One of my favourite passages from Lacan is the myth of the lamella that is often quoted by Zizek:
“Whenever the membranes of the egg in which the foetus emerges on its way to becoming a new-born are broken, imagine for a moment that something flies off, and that one can do it with an egg as easily as with a man, namely the hommelette, or the lamella.
The lamella is something extra-flat, which moves like the amoeba. It is just a little more complicated. But it goes everywhere. And as it is something – I will tell you shortly why – that is related to what the sexed being loses in sexuality, it is, like the amoeba in relation to sexed beings, immortal – because it survives any division, and scissiparous intervention. And it can run around.

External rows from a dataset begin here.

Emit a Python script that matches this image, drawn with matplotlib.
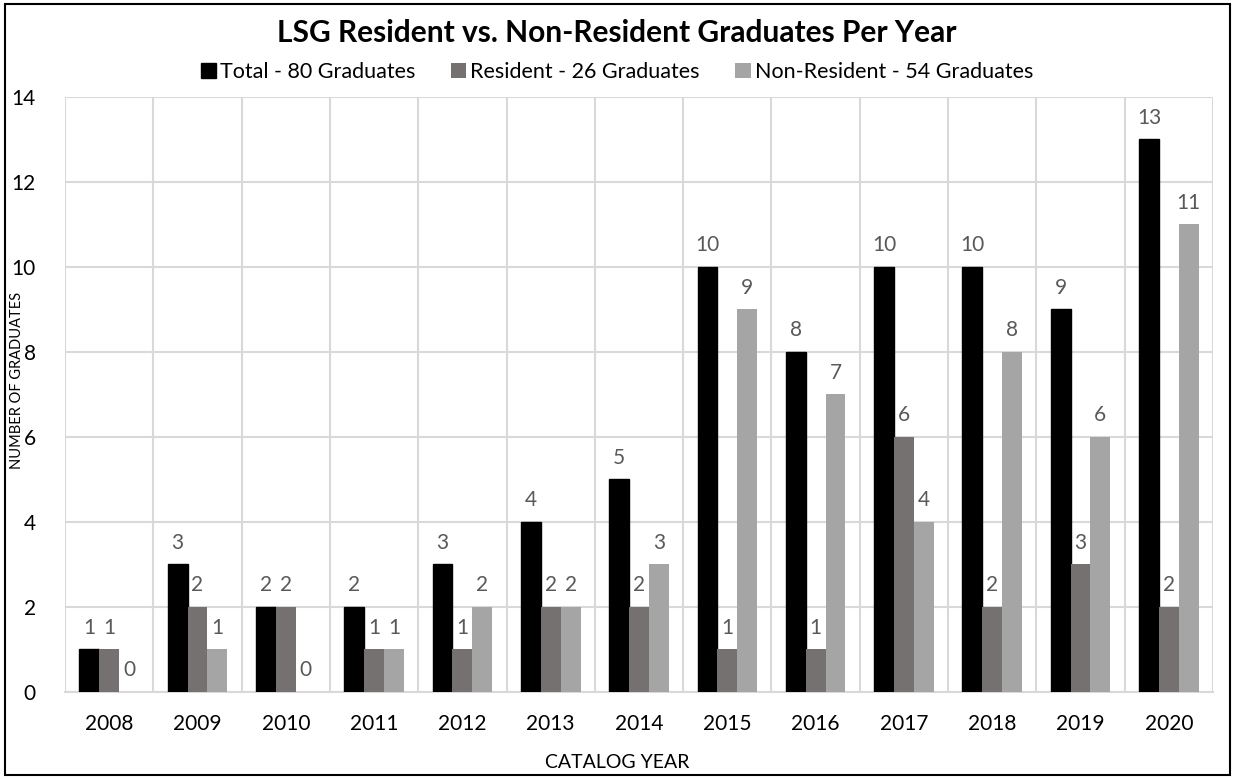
import numpy as np
import matplotlib.pyplot as plt
from matplotlib.patches import Rectangle

years = ["2008", "2009", "2010", "2011", "2012", "2013", "2014",
         "2015", "2016", "2017", "2018", "2019", "2020"]
total = [1, 3, 2, 2, 3, 4, 5, 10, 8, 10, 10, 9, 13]
resident = [1, 2, 2, 1, 1, 2, 2, 1, 1, 6, 2, 3, 2]
non_resident = [0, 1, 0, 1, 2, 2, 3, 9, 7, 4, 8, 6, 11]
labels = ["Total - 80 Graduates", "Resident - 26 Graduates",
          "Non-Resident - 54 Graduates"]
colors = ["#000000", "#767171", "#A5A5A5"]

plt.rcParams['font.family'] = ['Lato', 'DejaVu Sans']

fig = plt.figure(figsize=(12.34, 7.79), dpi=100)
ax = fig.add_axes([0.0527, 0.1117, 0.9303, 0.7638])

x = np.arange(len(years))
w = 0.225
series = [total, resident, non_resident]
for i, (vals, lab, c) in enumerate(zip(series, labels, colors)):
    pos = x + (i - 1) * w
    ax.bar(pos, vals, width=w, color=c, label=lab, zorder=3,
           edgecolor='black' if i == 0 else 'none', linewidth=1.0)
    for p, v in zip(pos, vals):
        ax.annotate(str(v), (p, v), xytext=(0, 8.5), textcoords='offset points',
                    ha='center', va='bottom', fontsize=15, color='#595959')

ax.set_xlim(-0.5, len(years) - 0.5)
ax.set_ylim(0, 14)
ax.set_yticks(range(0, 15, 2))
ax.set_xticks(x)
ax.set_xticklabels(years)
ax.set_xticks(np.arange(-0.5, len(years)), minor=True)
ax.grid(True, which='minor', axis='x', color='#D9D9D9', linewidth=1.5, zorder=0)
ax.grid(True, which='major', axis='y', color='#D9D9D9', linewidth=1.5, zorder=0)
ax.tick_params(which='both', length=0, labelsize=15)
ax.tick_params(axis='x', pad=16)
ax.tick_params(axis='y', pad=21)
for s in ax.spines.values():
    s.set_visible(False)
ax.spines['bottom'].set_visible(True)
ax.spines['bottom'].set_color('#D9D9D9')
ax.spines['bottom'].set_linewidth(1.5)

fig.text(0.5, (779 - 762) / 779, "CATALOG YEAR", fontsize=14,
         ha='center', va='center')
fig.text(17 / 1234, (779 - 380) / 779, "NUMBER OF GRADUATES", rotation=90,
         fontsize=10.5, ha='center', va='center')

fig.text(0.5, (779 - 33) / 779, "LSG Resident vs. Non-Resident Graduates Per Year",
         ha='center', va='center', fontsize=21.5, fontweight='bold')
fig.legend(loc='center', bbox_to_anchor=(0.5, (779 - 72) / 779), ncol=3,
           frameon=False, fontsize=15.5, handlelength=0.7, handleheight=0.7,
           handletextpad=0.2, columnspacing=1.65)

fig.patches.append(Rectangle((5 / 1234, 4 / 779), 1225 / 1234, 771 / 779,
                             transform=fig.transFigure, fill=False,
                             edgecolor='black', linewidth=1.5))

plt.savefig("out.png", dpi=100)
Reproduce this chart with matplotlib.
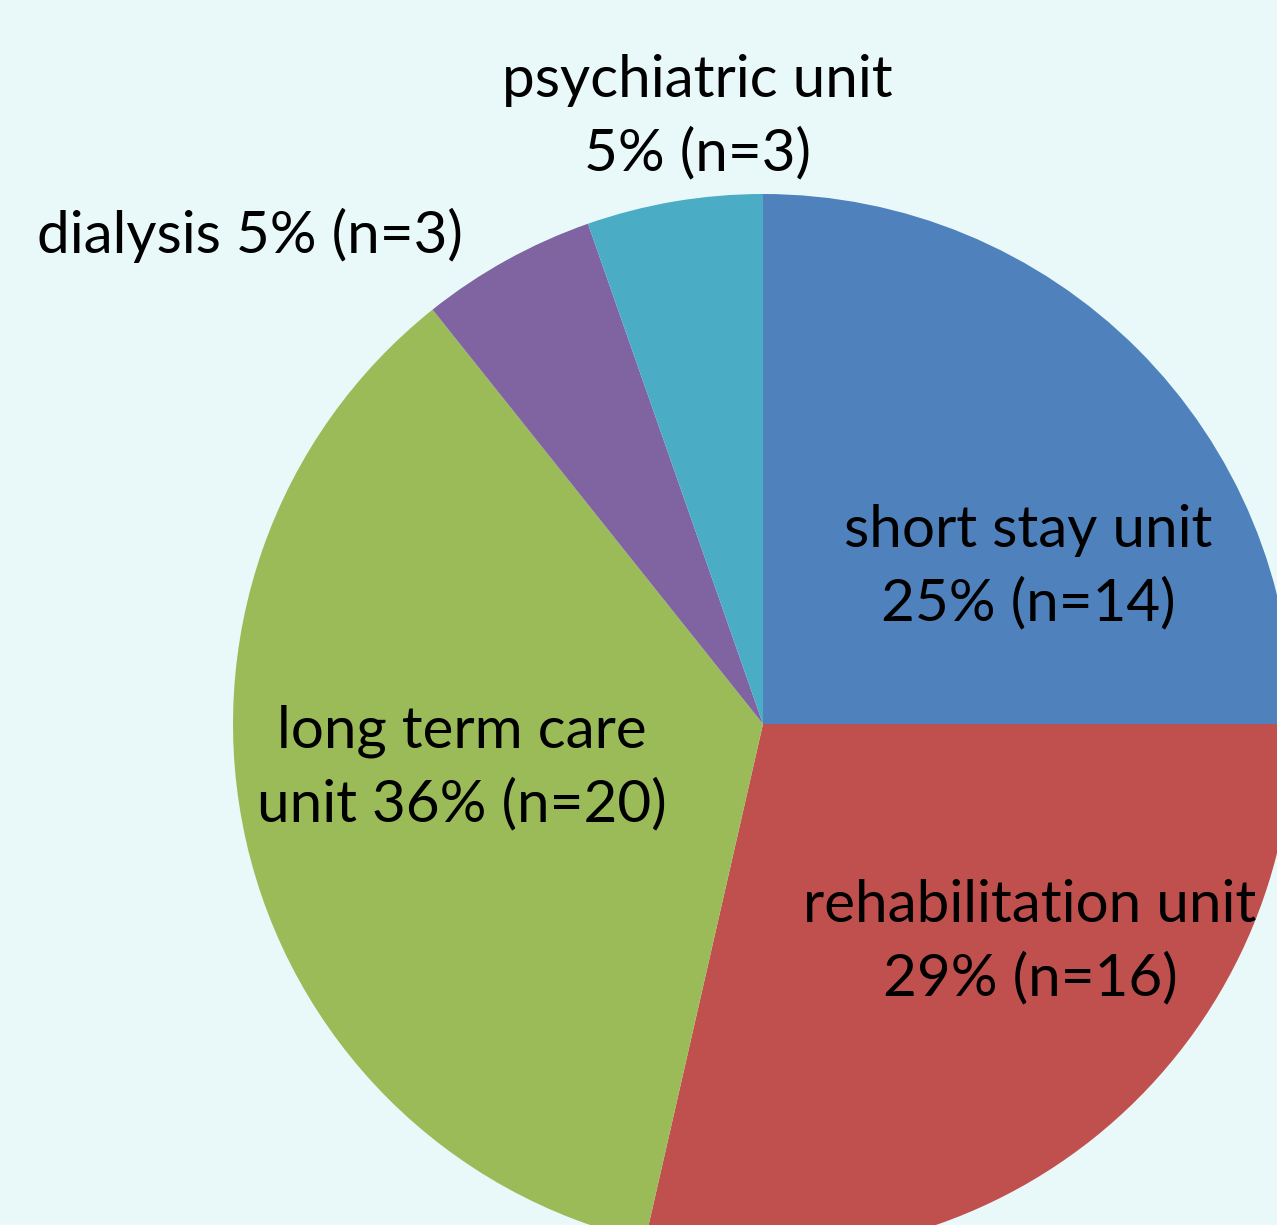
import matplotlib
matplotlib.use("Agg")
import matplotlib.pyplot as plt

categories = ["short stay unit", "rehabilitation unit", "long term care unit", "dialysis", "psychiatric unit"]
counts = [14, 16, 20, 3, 3]
pct_labels = ["25%", "29%", "36%", "5%", "5%"]
label_texts = [
    "short stay unit\n25% (n=14)",
    "rehabilitation unit\n29% (n=16)",
    "long term care\nunit 36% (n=20)",
    "dialysis 5% (n=3)",
    "psychiatric unit\n5% (n=3)",
]
colors = ["#4F81BD", "#C0504D", "#9BBB59", "#8064A2", "#4BACC6"]

W, H = 1277, 1225
bg = "#E9F9F9"
fig = plt.figure(figsize=(W / 100, H / 100), dpi=100, facecolor=bg)
ax = fig.add_axes([0, 0, 1, 1])
ax.set_facecolor(bg)

cx, cy, r = 763, H - 724, 530
ax.pie(counts, colors=colors, startangle=90, counterclock=False,
       center=(cx, cy), radius=r, frame=False,
       wedgeprops=dict(linewidth=0))
ax.set_xlim(0, W)
ax.set_ylim(0, H)
ax.set_aspect("equal")
ax.axis("off")

label_pos = [(1028, 567), (1030, 942), (462, 768), (250, 235), (697, 117)]
for txt, (x, y) in zip(label_texts, label_pos):
    ax.text(x, H - y, txt, ha="center", va="center", fontsize=42,
            family=["Lato", "DejaVu Sans"], color="black", linespacing=1.45)

fig.savefig("out.png", dpi=100, facecolor=bg)
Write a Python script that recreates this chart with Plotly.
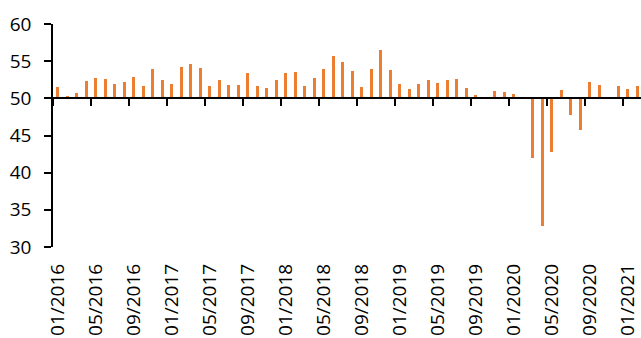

Well! This is not very reassuring. But suppose it comes and envelopes your face while you are quietly asleep…
I can’t see how we would not join battle with a being capable of these properties. But it would not be a very convenient battle. This lamella, this organ, whose characteristic is not to exist, but which is nevertheless an organ – I can give you more details as to its zoological place – is the libido.
It is the libido, qua pure life instinct, that is to say, immortal life, irrepressible life, life that has need of no organ, simplified, indestructible life. It is precisely what is subtracted from the living being by virtue of the fact that it is subject to the cycle of sexed reproduction. And it is of this that all the forms of the objet a that can be enumerated are the representatives, the equivalents. The objet a are merely its representatives, its figures. The breast – as equivocal, as an element charicteristic of the mammiferous organization, the placenta for example – certainly represents that part of himself that the individual loses at birth, and which may serve to to symbolize the most profound lost object” (Seminar XI, 197-198, quoted in Zizek, Interrogating the Real, 160-161).
The horrifying image of this “organ without body” is somehow greatly satisfying. I was talking with my advisor yesterday and we were continuing a discussion we’ve been having all year, whose general theme is either “Where does Zizek fit?” or perhaps more accurately, “What the hell is Zizek doing?”
My own reading of Zizek leads me to believe that he is some sort of foundationalist in the same vein as Descartes (I’ll write an entry on Zizek’s reading of the cogito at some point, more on that later). Sean (my advisor) was intrigued by such an idea when I brought it up the other day. Back to the point though: what the hell is Zizek doing here? Why does he so often emphasize this biological side of the Real, the idea that the body or the organ is disgusting and ugly, and is actually horrifying (it is that from which we recoil)?
I can’t remember where (I want to say The Parallax View) but Zizek talks about this in the context not of drives but of the disgusting reality of what’s happening under my skin. Is this a conscious move he’s making from “biological drive as symbol for excess” (or perhaps more accurately, life as the excess that cannot be symbolized) as in the lamella to a more overt biologism in the style of Bergson or Deleuze?
My own thoughts bring me close to this vitalist thought (one of my long-term goals is to bridge the gap between Schelling qua Naturphilosophie and Vitalism-proper) so I have something of a vested interest in Zizek and Vitalism since he is one of the proponents of some form of Schellingianism. Is the lamella a clue towards Zizek’s dark vitalism?
I have yet to read Zizek’s book on Deleuze (I had heard bad things about it years ago and so out it off, and now that I want to read it I’m not sure if I have the time. . .), but does he clarify this? What is the relation between Zizek and vitalism?
Have you read the Production of Space by Henri Lefebvre?
I read Zizek’s book for Deleuze, and i think he is right insisting on the relationship between deleuze’s ”dualities” (like virtual-actual) with Hegel’s (like ground-conditions). I believe in a modern hegelian-deleuzian vitalism reinforced by the ”general systems theory”.